Agreed with the points about density. I feel the way this proposal has been positioned (and the comments) points to a big failure of the city overall in terms of policy and vision. Density will come with development (reminder: any level of density is infinitely more dense than this site is currently which is zero). But the city should look at it's own house, it seems we are generally pro-density and development, but we don't have a vision of why we are doing it (apart from cost savings) and how far-reaching a vision could be if it was adhered to and followed through on.
For example, McLeod Trail couplet (to clarify the inner city portion from Elbow River to Downtown) has clearly led to a vibrancy killing, suburban car driver, capacity-focused auto-corridor. Almost everything the city has ever done has reinforced this outcome:
- decades of road expansion (1960s & 1970s)
- city-funded blockbusting and the destruction of Victoria Park as a neighbourhood to expand of Stampede Park, reorganized for mega-events (1960s-1990s)
- LRT expansion to further divide the area in the name of commuter throughput/mega-event support rather than neighbourhood benefit (1980s)
- rejection of cycle-track on 1st Street SE despite it's proven and documented over-built automotive design (2010s)
- "green-wave" signal timing for high-speed vehicles rather than any other mode (1980s to present)
Now comes the boom in inner city population (2000s-present). Thousands of units have been added to the corridor. However all those structural issues of creating a good dense, urban environment that is livable have only been lightly touched. Sure, zoning and set-backs have allowed a wide sidewalk on some of the east side of 1 St SE (developer built). The city did put in part of the 13th Ave Greenway as well (although it was originally supposed to go all the way to 8th Street). Parking minimums have been tweaked. The Greenline will show up in the late 2020s.
Compare the light touch to rebuild the urban environment against the heavy-handed intervention to destroy it; making the area less livable, walkable and attractive over the past 50 years. Hell, the city provided the Stampede funding for decades to purchase and tear down whole swathes of Victoria Park, but currently seems willing to wait for 40 years for a developer rather than fill in simple unneeded curb-cut or a missing links in the sidewalks.

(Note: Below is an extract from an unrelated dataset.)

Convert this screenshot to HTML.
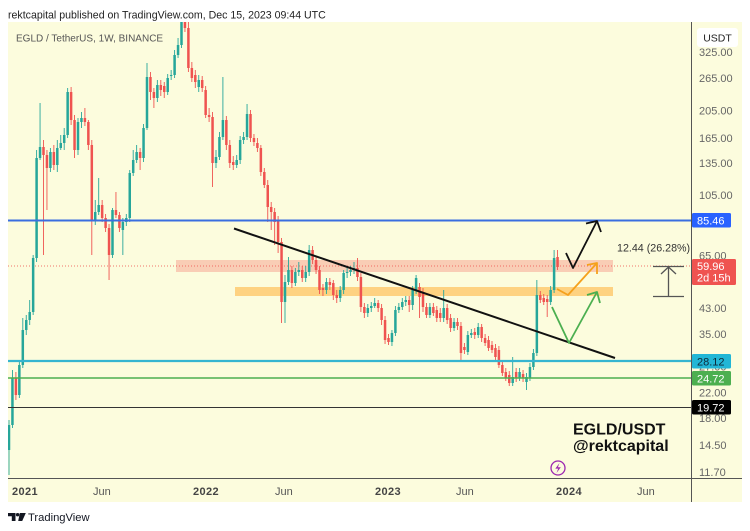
<!DOCTYPE html>
<html><head><meta charset="utf-8">
<style>
html,body{margin:0;padding:0;background:#fff;}
body{width:750px;height:531px;overflow:hidden;position:relative;font-family:"Liberation Sans",Arial,sans-serif;}
svg{position:absolute;left:0;top:0;}
</style></head><body>
<svg id="s" width="750" height="531" viewBox="0 0 750 531" xmlns="http://www.w3.org/2000/svg" font-family="Liberation Sans, Arial, sans-serif">
<defs><clipPath id="cp"><rect x="8" y="22" width="683.5" height="456"/></clipPath></defs>
<rect x="0" y="0" width="750" height="531" fill="#ffffff"/>
<rect x="8" y="22" width="734" height="480" fill="#fcfcdd"/>
<text x="8" y="18.5" font-size="10.6" fill="#222">rektcapital published on TradingView.com, Dec 15, 2023 09:44 UTC</text>

<g clip-path="url(#cp)">
  <line x1="8" y1="266" x2="691" y2="266" stroke="#ef5350" stroke-width="1" stroke-dasharray="1,2" opacity="0.8"/>
  <rect x="176" y="260" width="437" height="12" fill="#ef5350" fill-opacity="0.28"/>
  <rect x="235" y="287" width="378" height="9" fill="#ffa726" fill-opacity="0.5"/>
  <g id="c"></g>
  <line x1="8" y1="220.5" x2="691" y2="220.5" stroke="#3a6ee0" stroke-width="2"/>
  <line x1="8" y1="361" x2="691" y2="361" stroke="#35b5d0" stroke-width="2.2"/>
  <line x1="8" y1="378" x2="691" y2="378" stroke="#4caf50" stroke-width="1.5"/>
  <line x1="8" y1="407.5" x2="691" y2="407.5" stroke="#333" stroke-width="1"/>
  <line x1="234" y1="228.5" x2="615" y2="358" stroke="#111" stroke-width="2"/>
  <!-- black arrow -->
  <polyline points="566,253 573,268 597,221" fill="none" stroke="#111" stroke-width="1.8" stroke-linejoin="round"/>
  <polyline points="586,223.5 597,221 601,232" fill="none" stroke="#111" stroke-width="1.8" stroke-linejoin="round"/>
  <!-- orange arrow -->
  <polyline points="557,289 568,295 597,263" fill="none" stroke="#f5a11c" stroke-width="1.8" stroke-linejoin="round"/>
  <polyline points="587,265 597,263 597,274" fill="none" stroke="#f5a11c" stroke-width="1.8" stroke-linejoin="round"/>
  <!-- green arrow -->
  <polyline points="552,307 569,343 597,292" fill="none" stroke="#4caf50" stroke-width="1.8" stroke-linejoin="round"/>
  <polyline points="587,295 597,292 600,303" fill="none" stroke="#4caf50" stroke-width="1.8" stroke-linejoin="round"/>
  <!-- measure -->
  <line x1="653" y1="266.5" x2="684" y2="266.5" stroke="#555" stroke-width="1.3"/>
  <line x1="653" y1="296.5" x2="684" y2="296.5" stroke="#555" stroke-width="1.3"/>
  <line x1="668.5" y1="267" x2="668.5" y2="296" stroke="#555" stroke-width="1.3"/>
  <polyline points="661,274 668.5,267 676,274" fill="none" stroke="#555" stroke-width="1.3"/>
  <text x="617" y="251.5" font-size="10.7" fill="#333">12.44 (26.28%)</text>
</g>

<text x="16" y="41.5" font-size="10" fill="#555">EGLD / TetherUS, 1W, BINANCE</text>

<text x="573" y="434.5" font-size="16" font-weight="bold" fill="#111">EGLD/USDT</text>
<text x="573" y="451" font-size="16" font-weight="bold" fill="#111">@rektcapital</text>

<circle cx="558" cy="468" r="7" fill="none" stroke="#9c27b0" stroke-width="1.3"/>
<path d="M559.5,463 L555.3,468.6 L558.2,468.6 L556.5,473 L560.8,467.3 L557.9,467.3 Z" fill="#9c27b0"/>

<!-- axes -->
<line x1="691.5" y1="22" x2="691.5" y2="502" stroke="#555" stroke-width="1"/>
<line x1="8" y1="478.5" x2="742" y2="478.5" stroke="#555" stroke-width="1"/>

<g font-size="11" fill="#666">
<text x="699" y="56">325.00</text>
<text x="699" y="82">265.00</text>
<text x="699" y="114.5">205.00</text>
<text x="699" y="142">165.00</text>
<text x="699" y="167">135.00</text>
<text x="699" y="199">105.00</text>
<text x="699" y="259.5">65.00</text>
<text x="699" y="312">43.00</text>
<text x="699" y="338">35.00</text>
<text x="699" y="370.5">27.00</text>
<text x="699" y="396.5">22.00</text>
<text x="699" y="422">18.00</text>
<text x="699" y="449">14.50</text>
<text x="699" y="476">11.70</text>
</g>

<rect x="697" y="28" width="41" height="19" rx="3" fill="#ffffff"/>
<text x="717.5" y="41.5" font-size="10.5" fill="#222" text-anchor="middle">USDT</text>

<rect x="692" y="213" width="39" height="14.5" rx="1.5" fill="#2962ff"/>
<text x="697" y="224.5" font-size="11" fill="#fff">85.46</text>

<rect x="692" y="259" width="44" height="26" rx="1.5" fill="#ef5350"/>
<text x="697" y="270" font-size="11" fill="#fff">59.96</text>
<text x="697" y="281.5" font-size="11" fill="#fff">2d 15h</text>

<rect x="692" y="354" width="39" height="14.5" rx="1.5" fill="#22b6d6"/>
<text x="697" y="365.5" font-size="11" fill="#0d2a3a">28.12</text>

<rect x="692" y="371" width="39" height="14.5" rx="1.5" fill="#4caf50"/>
<text x="697" y="382.5" font-size="11" fill="#fff">24.72</text>

<rect x="692" y="400" width="39" height="14.5" rx="1.5" fill="#000"/>
<text x="697" y="411.5" font-size="11" fill="#fff">19.72</text>

<g font-size="11" fill="#555">
<text x="12" y="495" font-weight="bold" letter-spacing="0.4" fill="#444">2021</text>
<text x="93" y="495">Jun</text>
<text x="193" y="495" font-weight="bold" letter-spacing="0.4" fill="#444">2022</text>
<text x="275" y="495">Jun</text>
<text x="375" y="495" font-weight="bold" letter-spacing="0.4" fill="#444">2023</text>
<text x="456" y="495">Jun</text>
<text x="556" y="495" font-weight="bold" letter-spacing="0.4" fill="#444">2024</text>
<text x="637" y="495">Jun</text>
</g>

<!-- TradingView logo -->
<polygon points="8,513 15.5,513 15.5,521 11.8,521 11.8,516.2 8,516.2" fill="#131722"/>
<circle cx="17.6" cy="514.7" r="1.7" fill="#131722"/>
<polygon points="19.8,513 25.8,513 22.2,521 18.2,521" fill="#131722"/>
<text x="28" y="520.8" font-size="11.2" fill="#131722">TradingView</text>
</svg>

<script>
var D=[
[450,425,420,475],[425,378,370,428],[378,395,372,400],[395,365,360,398],[365,330,318,368],
[330,320,315,335],[320,312,300,325],[312,258,255,315],[258,158,150,262],[158,147,103,160],
[147,155,140,255],[155,168,150,210],[168,152,148,172],[152,165,145,170],[165,148,140,172],
[148,143,135,150],[143,135,128,150],[135,92,88,138],[92,120,87,125],[120,150,115,158],
[150,122,118,155],[122,118,112,128],[118,122,108,126],[122,145,120,150],[145,220,140,255],
[220,212,200,225],[212,205,178,215],[205,218,200,222],[218,228,214,232],[228,255,224,280],
[255,210,208,258],[210,215,192,218],[215,228,212,232],[230,222,218,255],[222,218,214,226],
[218,173,170,222],[173,160,150,176],[160,152,145,163],[152,158,148,170],[158,128,124,162],
[128,77,63,130],[77,92,72,100],[92,98,88,108],[98,85,80,102],[85,90,80,96],
[86,92,82,98],[92,78,74,95],[76,75,70,80],[75,55,50,78],[55,45,38,58],
[45,5,-20,48],[5,28,-20,32],[28,68,22,72],[68,78,62,82],[75,82,70,88],
[87,80,75,92],[80,88,76,92],[90,115,86,118],[115,117,108,122],[117,163,112,187],
[163,157,150,168],[157,137,132,160],[137,120,77,140],[120,145,116,150],[145,163,140,168],
[162,165,156,170],[165,160,155,168],[160,140,136,164],[140,137,132,144],[137,114,104,140],
[114,138,110,142],[138,142,134,146],[143,148,138,152],[148,172,145,176],[172,185,168,188],
[185,207,180,222],[207,212,202,230],[212,222,208,245],[220,242,216,253],[242,302,238,323],
[302,282,275,323],[282,270,257,285],[270,283,266,288],[283,272,268,286],[272,270,262,276],
[270,278,266,282],[278,272,266,282],[272,250,245,276],[250,260,246,264],[260,270,256,274],
[270,290,266,294],[288,290,284,296],[290,282,278,294],[282,285,278,290],[283,295,280,300],
[295,298,290,303],[298,290,286,302],[290,273,270,294],[273,272,268,278],[272,270,266,276],
[270,268,262,274],[268,277,258,281],[277,307,273,312],[307,313,303,318],[313,308,304,317],
[308,306,302,312],[306,303,298,308],[303,308,300,312],[308,320,304,325],[320,340,316,344],
[338,342,334,345],[342,333,330,346],[333,310,306,336],[310,307,303,313],[307,302,298,310],
[302,300,296,306],[300,305,296,312],[305,290,286,310],[290,278,275,294],[287,297,283,318],
[292,307,288,312],[307,315,303,318],[315,307,303,318],[307,313,303,316],[310,318,306,322],
[313,318,308,322],[318,308,290,322],[308,320,304,324],[318,328,314,332],[328,322,318,331],
[322,326,318,330],[326,353,322,360],[347,350,343,354],[352,335,331,355],[335,333,329,338],
[332,335,328,339],[335,327,323,338],[327,338,324,342],[338,343,334,346],[340,348,336,351],
[345,350,341,353],[348,357,344,360],[350,365,346,368],[365,373,361,376],[372,378,368,381],
[375,383,371,386],[383,377,357,386],[372,378,368,382],[378,372,368,381],[374,378,370,382],
[382,377,373,390],[378,367,363,381],[367,353,349,370],[353,295,280,356],[295,300,291,303],
[298,302,294,305],[299,302,295,317],[302,290,286,305],[290,258,250,293],[257,267,250,270]
];
(function(){
var NS="http://www.w3.org/2000/svg";
var g=document.getElementById('c');
for(var i=0;i<D.length;i++){
  var d=D[i],x=9+i*3.45,o=d[0],c=d[1],h=d[2],l=d[3];
  var col=(c<=o)?'#26a69a':'#ef5350';
  var ln=document.createElementNS(NS,'line');
  ln.setAttribute('x1',x.toFixed(2));ln.setAttribute('x2',x.toFixed(2));
  ln.setAttribute('y1',h);ln.setAttribute('y2',l);
  ln.setAttribute('stroke',col);ln.setAttribute('stroke-width','0.9');
  g.appendChild(ln);
  var r=document.createElementNS(NS,'rect');
  var top=Math.min(o,c),bh=Math.max(Math.abs(o-c),1);
  r.setAttribute('x',(x-1.25).toFixed(2));r.setAttribute('y',top);
  r.setAttribute('width','2.5');r.setAttribute('height',bh);
  r.setAttribute('fill',col);
  g.appendChild(r);
}
})();
</script>
</body></html>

Back to this development and why I am concerned: for a site so impacted by poor, vision-lacking decisions made by the city, a developer can only do so much to improve the area - and that's assuming they are bringing a thoughtful design, consideration for integration with surroundings, a vision of livable density etc. An 12 storey podium doesn't strike me as a thoughtful choice - and we haven't even seen the ground-level rendering yet, you know they will have that bizarre flood-plain 3-steps-up design the rest of the Vic Park condos have.
I understand cities aren't built in a day - it took 50 years to destroy Victoria Park after all - and all scales are needed, but there is little we know so far about this one that seems to be working to achieve a vision of a livable and dense urban space.